This piece from Sinification delivers a jarring corrective to the smug moral certainty dominating Western discourse on the current crisis in Iran. Rather than fixating solely on the recklessness of the American executive branch, the editors present an argument that is far more uncomfortable: that the failure of European and regional powers to defend global norms is just as damning as the initial strike itself. For listeners navigating a news cycle saturated with personality-driven outrage, this analysis offers a necessary structural critique of how democracies fail when faced with authoritarian aggression.
Beyond the Personality Cult
The coverage immediately dismantles the tendency to view international conflicts through the lens of individual leaders' moral character. The piece argues that while the American administration's actions were "completely absurd and condemnable on multiple levels," equating the US system with Russian autocracy is a dangerous error in judgment. Sinification reports, quoting scholar Qin Hui, that "the issue is not about how greatly Putin and Trump differ as individuals, but rather the difference between the American system and Russia's autocratic system that lies behind them." This distinction is vital; it shifts the focus from blaming a single reckless actor to understanding the resilience of institutional checks.
The argument posits that even a "loose cannon" operating within the executive branch remains hemmed in by Congress, elections, and the wider legal framework. The editors note that while the current strike bypassed the careful feasibility assessments seen in past interventions, the system itself has not collapsed. However, this defense of American institutions comes with a sharp caveat: the administration forfeited any moral high ground by acting without appeal to human rights or rule of law. As Qin Hui states, "He talks about interests, oil and security.
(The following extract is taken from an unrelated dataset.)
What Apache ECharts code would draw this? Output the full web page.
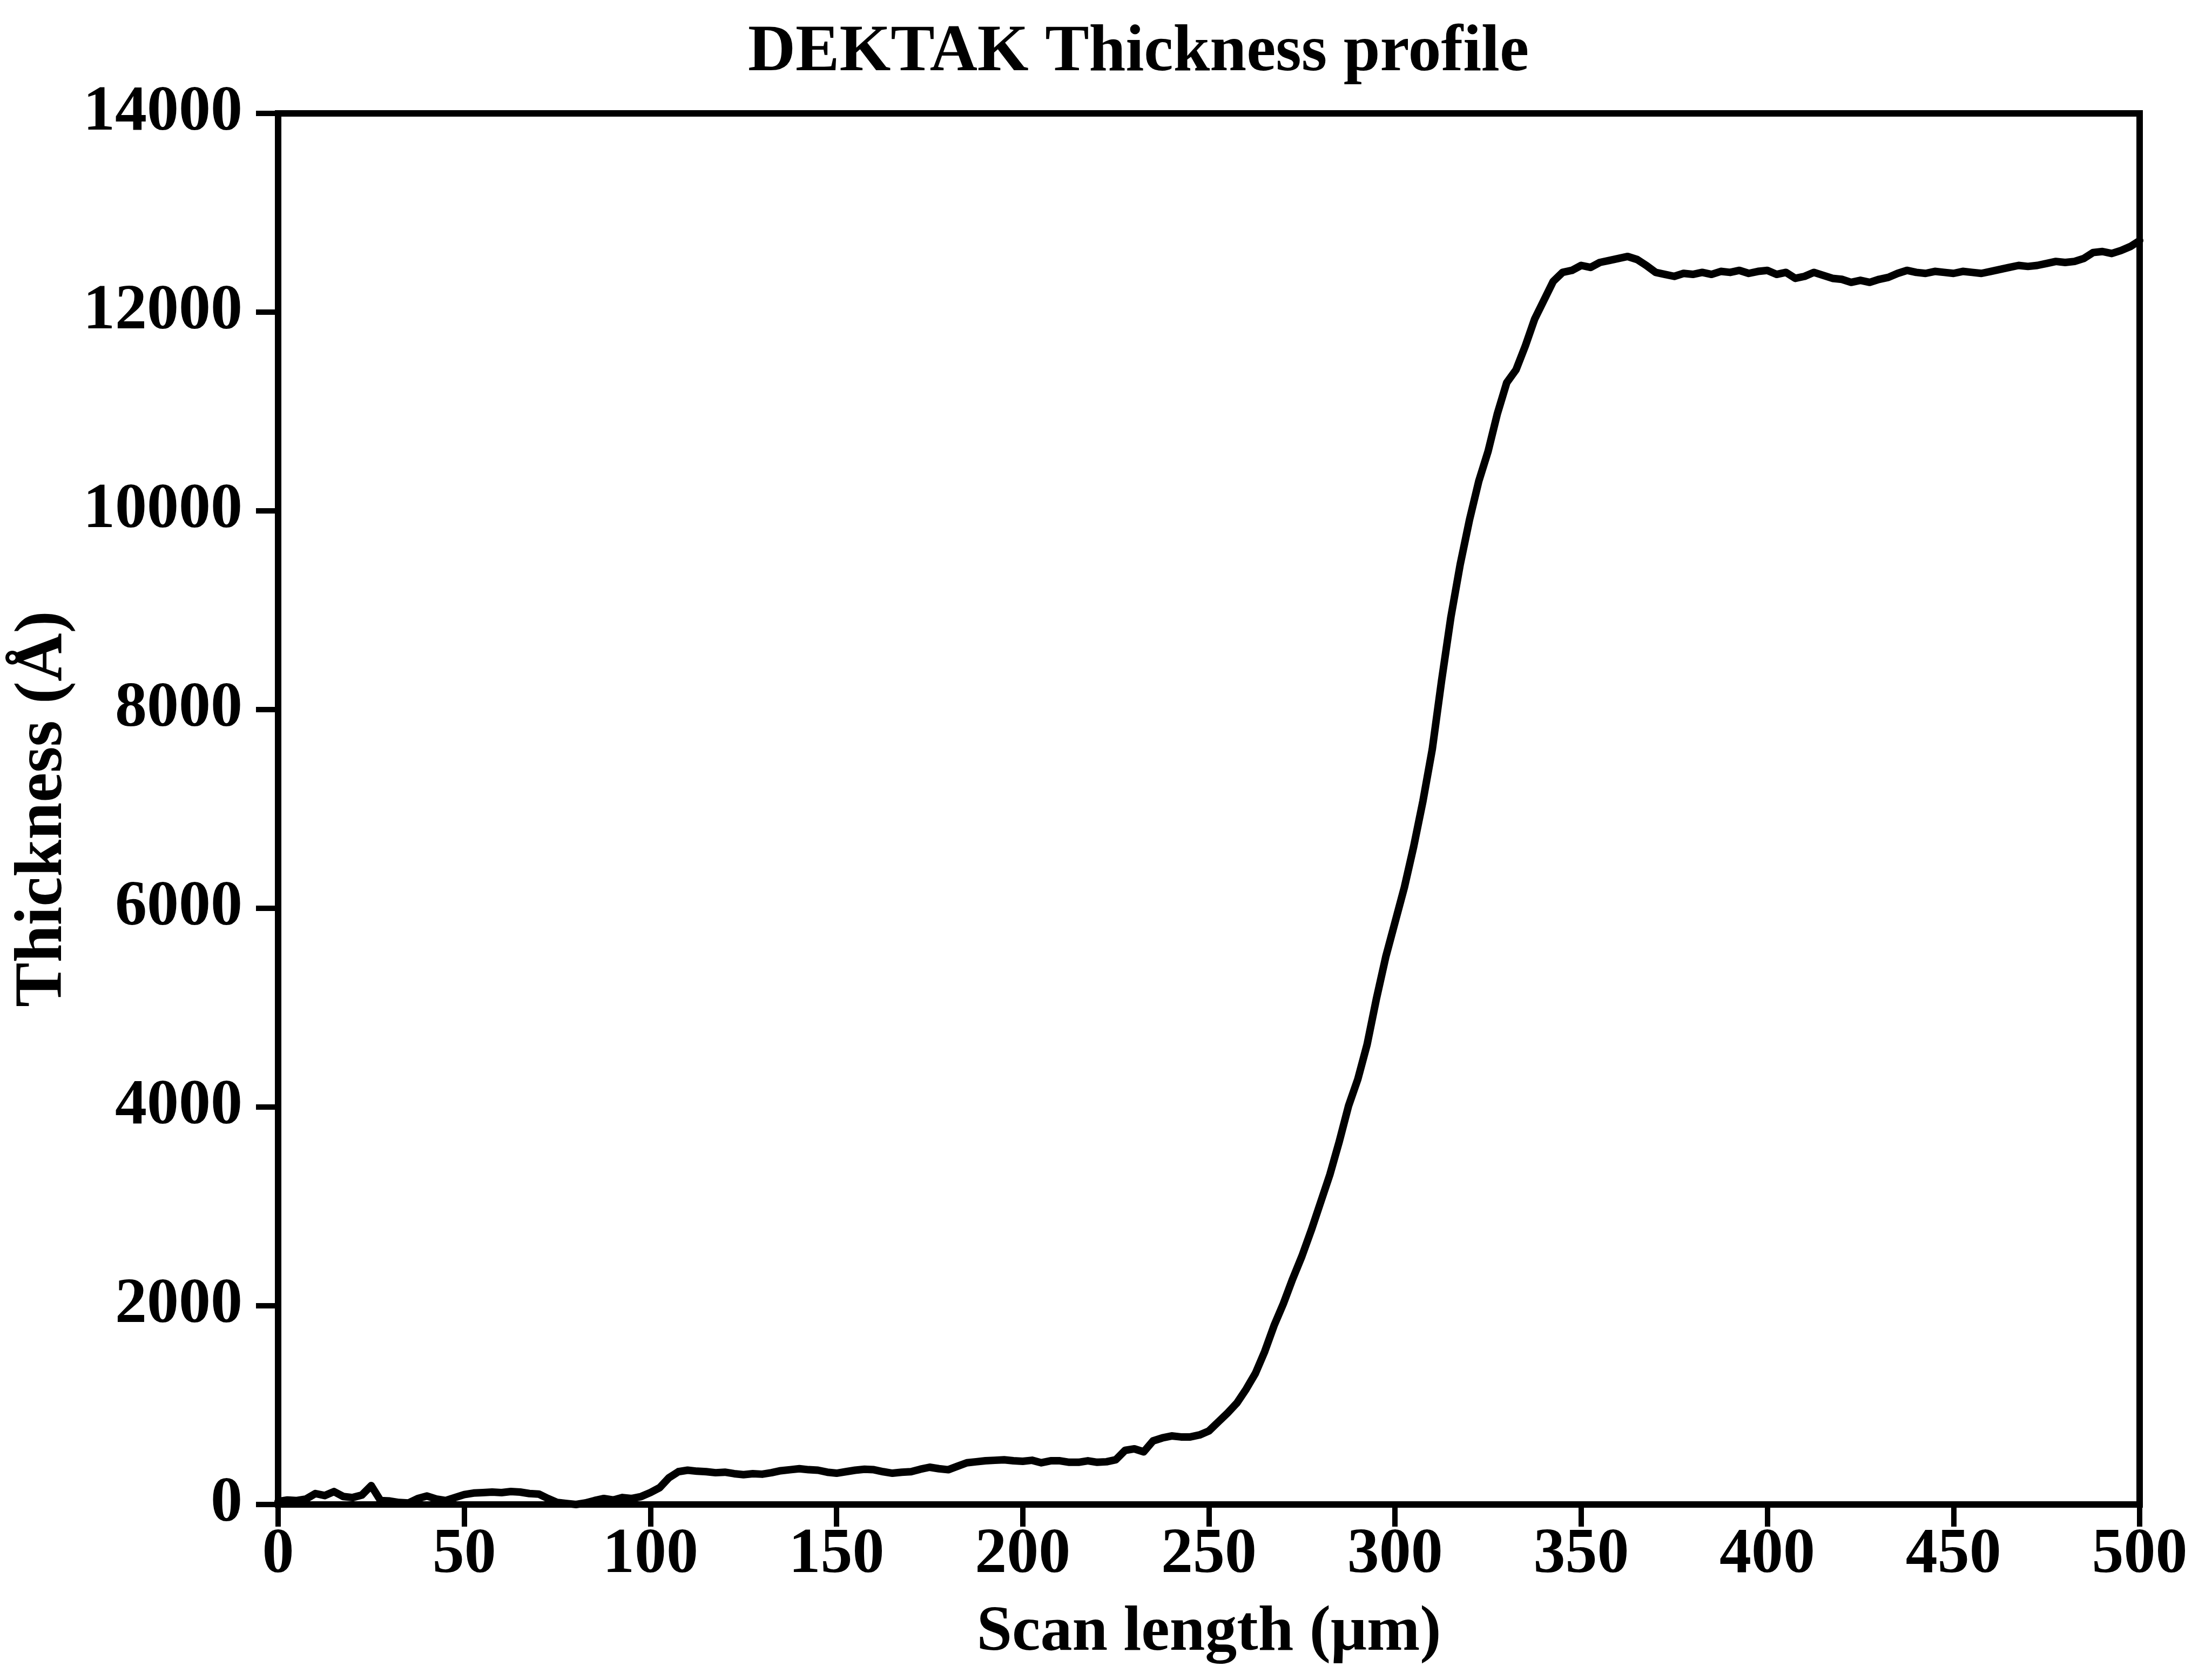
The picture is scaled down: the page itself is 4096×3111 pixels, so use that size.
<!DOCTYPE html>
<html>
<head>
<meta charset="utf-8">
<script src="https://cdn.jsdelivr.net/npm/echarts@6/dist/echarts.min.js"></script>
<style>
html,body{margin:0;padding:0;background:#ffffff;}
#chart{width:4096px;height:3111px;}
</style>
</head>
<body>
<div id="chart"></div>
<script>
// ---- data ----
const titleText = 'DEKTAK Thickness profile';
const xAxisName = 'Scan length (μm)';
const yAxisName = 'Thickness (Å)';

const scanX = [
  0,2.5,5,7.5,10,12.5,15,17.5,20,22.5,25,27.5,30,32.5,35,37.5,40,42.5,45,47.5,
  50,52.5,55,57.5,60,62.5,65,67.5,70,72.5,75,77.5,80,82.5,85,87.5,90,92.5,95,97.5,
  100,102.5,105,107.5,110,112.5,115,117.5,120,122.5,125,127.5,130,132.5,135,137.5,140,142.5,145,147.5,
  150,152.5,155,157.5,160,162.5,165,167.5,170,172.5,175,177.5,180,182.5,185,187.5,190,192.5,195,197.5,
  200,202.5,205,207.5,210,212.5,215,217.5,220,222.5,225,227.5,230,232.5,235,237.5,240,242.5,245,247.5,
  250,252.5,255,257.5,260,262.5,265,267.5,270,272.5,275,277.5,280,282.5,285,287.5,290,292.5,295,297.5,
  300,302.5,305,307.5,310,312.5,315,317.5,320,322.5,325,327.5,330,332.5,335,337.5,340,342.5,345,347.5,
  350,352.5,355,357.5,360,362.5,365,367.5,370,372.5,375,377.5,380,382.5,385,387.5,390,392.5,395,397.5,
  400,402.5,405,407.5,410,412.5,415,417.5,420,422.5,425,427.5,430,432.5,435,437.5,440,442.5,445,447.5,
  450,452.5,455,457.5,460,462.5,465,467.5,470,472.5,475,477.5,480,482.5,485,487.5,490,492.5,495,497.5,
  500
];

const thickness = [
  30,45,40,55,110,90,130,80,70,95,190,40,35,20,15,60,85,55,40,70,
  100,115,120,125,120,130,125,110,105,60,20,10,0,15,40,60,45,70,60,80,
  120,170,270,330,345,335,330,320,325,310,300,310,305,320,340,350,360,350,345,325,
  315,330,345,355,350,330,315,325,330,355,375,360,350,385,420,430,440,445,450,440,
  435,445,420,440,440,425,425,440,425,430,450,545,560,530,640,670,690,680,680,700,
  740,830,920,1020,1160,1320,1540,1800,2020,2270,2500,2760,3040,3320,3650,4010,4280,4630,5090,5510,
  5860,6210,6620,7080,7600,8290,8930,9460,9910,10300,10600,10980,11290,11420,11660,11930,12120,12310,12400,12420,
  12470,12450,12500,12520,12540,12560,12530,12470,12400,12380,12360,12390,12380,12400,12380,12410,12400,12420,12390,12410,
  12420,12380,12400,12340,12360,12400,12370,12340,12330,12300,12320,12300,12330,12350,12390,12420,12400,12390,12410,12400,
  12390,12410,12400,12390,12410,12430,12450,12470,12460,12470,12490,12510,12500,12510,12540,12600,12610,12590,12620,12660,
  12720
];

const xMin = 0, xMax = 500, xStep = 50;
const yMin = 0, yMax = 14000, yStep = 2000;

// ---- chart ----
const FONT = '"Liberation Serif", "DejaVu Serif", serif';
const TITLE_SIZE = 122;
const meas = document.createElement('canvas').getContext('2d');
meas.font = 'bold ' + TITLE_SIZE + 'px ' + FONT;
const titleW = meas.measureText(titleText).width;

const seriesData = scanX.map((x, i) => [x, thickness[i]]);

const chart = echarts.init(document.getElementById('chart'), null, {renderer: 'canvas'});
chart.setOption({
  backgroundColor: '#ffffff',
  animation: false,
  title: {
    text: titleText,
    left: Math.round(2103 - titleW / 2),
    top: 32,
    textStyle: {fontFamily: FONT, fontWeight: 'bold', fontSize: TITLE_SIZE, color: '#000'}
  },
  grid: {
    left: 515, right: 134, top: 210, bottom: 325,
    show: true, borderColor: '#000', borderWidth: 12, backgroundColor: 'transparent'
  },
  xAxis: {
    type: 'value', min: xMin, max: xMax, interval: xStep,
    name: xAxisName, nameLocation: 'middle', nameGap: 180,
    nameTextStyle: {fontFamily: FONT, fontWeight: 'bold', fontSize: 118, color: '#000'},
    axisLine: {show: true, lineStyle: {color: '#000', width: 12}},
    axisTick: {show: true, inside: false, length: 41, lineStyle: {color: '#000', width: 10}},
    axisLabel: {margin: 36, fontFamily: FONT, fontWeight: 'bold', fontSize: 118, color: '#000',
      formatter: v => String(v)},
    splitLine: {show: false}
  },
  yAxis: {
    type: 'value', min: yMin, max: yMax, interval: yStep,
    name: yAxisName, nameLocation: 'middle', nameGap: 310, nameRotate: 90,
    nameTextStyle: {fontFamily: FONT, fontWeight: 'bold', fontSize: 124, color: '#000'},
    axisLine: {show: true, lineStyle: {color: '#000', width: 12}},
    axisTick: {show: true, inside: false, length: 41, lineStyle: {color: '#000', width: 10}},
    axisLabel: {margin: 66, fontFamily: FONT, fontWeight: 'bold', fontSize: 118, color: '#000',
      formatter: v => String(v)},
    splitLine: {show: false}
  },
  series: [{
    type: 'line',
    data: seriesData,
    showSymbol: false,
    smooth: false,
    lineStyle: {color: '#000', width: 14, join: 'round', cap: 'round'},
    z: 3
  }]
});
</script>
</body>
</html>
That is all." This admission strips away the idealist veneer that often justifies intervention, leaving only raw strategic calculation.
He has never mentioned human rights, freedom, democracy or the rule of law—not once. What he talks about is interests, oil and security. That is all.
Critics might argue that emphasizing institutional constraints risks minimizing the immediate, catastrophic human cost of a war launched on such shaky moral ground. The piece acknowledges this tension but insists that understanding the mechanism of failure is the only way to prevent future escalation.
The Sunk Cost of Inaction
The most provocative section of the commentary challenges the liberal instinct to simply condemn past errors and demand an immediate reversal. Sinification argues that "mistaken actions create consequences that cannot be simply reversed through condemnation." This is a grim but necessary application of economic logic to geopolitics: once a conflict begins, the world faces "sunk costs" that require constructive management rather than moral posturing.
The editors highlight a specific blind spot in Western commentary: the passivity of European states and regional neighbors while Iran effectively wages war on global trade by blockading imports. The piece asserts that "all parties, including European countries that have largely remained on the sidelines, emerge from the crisis with badly damaged reputations." This reframing is powerful because it refuses to let bystanders off the hook for failing to defend freedom of navigation. While geography and capability constraints make a military response difficult, the editors suggest that doing nothing while "waging war on the entire world" is an irresponsible abdication of duty.
The coverage draws a stark contrast between this crisis and the war in Ukraine, noting that comparisons are "wrong-headed." In Ukraine, there is a clear distinction between right and wrong; here, "apart from the wretched Iranian people, who are not at fault, every other party is in the wrong." This refusal to find a clean hero or villain forces the reader to confront the messy reality of global power dynamics where moral clarity is often an illusion.
Mistaken actions create consequences that cannot be simply reversed through condemnation. The world now has to deal with the crisis constructively, rather than simply demanding immediate withdrawal or criticising Trump.
A counterargument worth considering is whether this "constructive" approach inadvertently legitimizes the blockade and the aggression of the Iranian regime by treating them as a manageable variable rather than an existential threat. However, the piece maintains that ignoring the reality of the situation serves no one but the authoritarian actors who thrive on Western paralysis.
Bottom Line
The strongest element of this analysis is its refusal to let institutional inertia excuse moral failure; it correctly identifies that the silence of democratic allies is as damaging as the rashness of the American strike. Its biggest vulnerability lies in the difficult path forward: asking for "constructive" management of a crisis born from illegitimate aggression risks appearing to normalize the unacceptable. Readers should watch whether this nuanced view gains traction or if the political pressure to assign singular blame overwhelms the need for a collective, realistic response.